Rather than a literal, normal or plain hermeneutic (to use Charles Ryrie’s words, he argues for is an “originalist” reading of the Old Testament. For example, the term Israel in Scripture always carries with it an ethnic overtone and there are no biblical uses of the term Israel, which includes gentiles in its scope; he concludes Israel can never mean church (157). Not that Snoeberger denies there are types in Scripture, but he rejects typological interpretation (159, his emphasis). Snoeberger points out another key distinction. Both covenant theology and progressive covenantalism views scripture as a history of redemption. Dispensational theology, he argues, views scripture as a history of the rule of God (163).

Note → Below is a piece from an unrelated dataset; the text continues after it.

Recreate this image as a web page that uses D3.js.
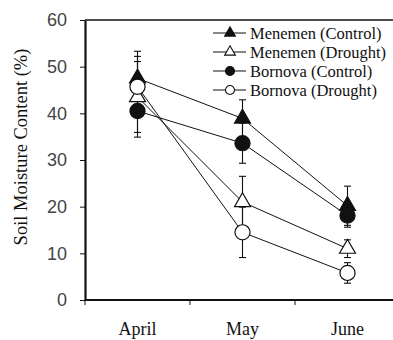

Conclusion. As is often observed, the debate between traditional covenant theology and traditional dispensational theology creates a great deal of heat with little light. This is because the two systems are very close: Covenant theology focuses on the larger superstructure of the Covenant of Grace and Dispensational theology focuses on the internal structure (smaller stages) within the plan of God. Ironically, Horton says the Sinai covenant was an administration within the Covenant of Grace, so can it be called a dispensation, and Horton refers to Sinai as a parenthesis in salvation history, a very word traditional dispensationalists often use for the present church age.
What is clear after comparing the four views in Covenantal and Dispensational Theologies is that the key dividing point between the two approaches is their understanding of how typology functions in Scripture and how far to press typology when constructing a theological system. I have been wary about recent evangelical developments which seem to me to take typology too far.
Sometimes in-house family discussions can be the most chaotic. Like Benjamin L. Merkle’s Discontinuity to Continuity: A Survey of Dispensational and Covenantal Theologies, this book is compares the views is a peaceful constructive manner which will facilitate further discussion.
NB: Thanks to IVP Academic for kindly providing me with a review copy of this book. This did not influence my thoughts regarding the work.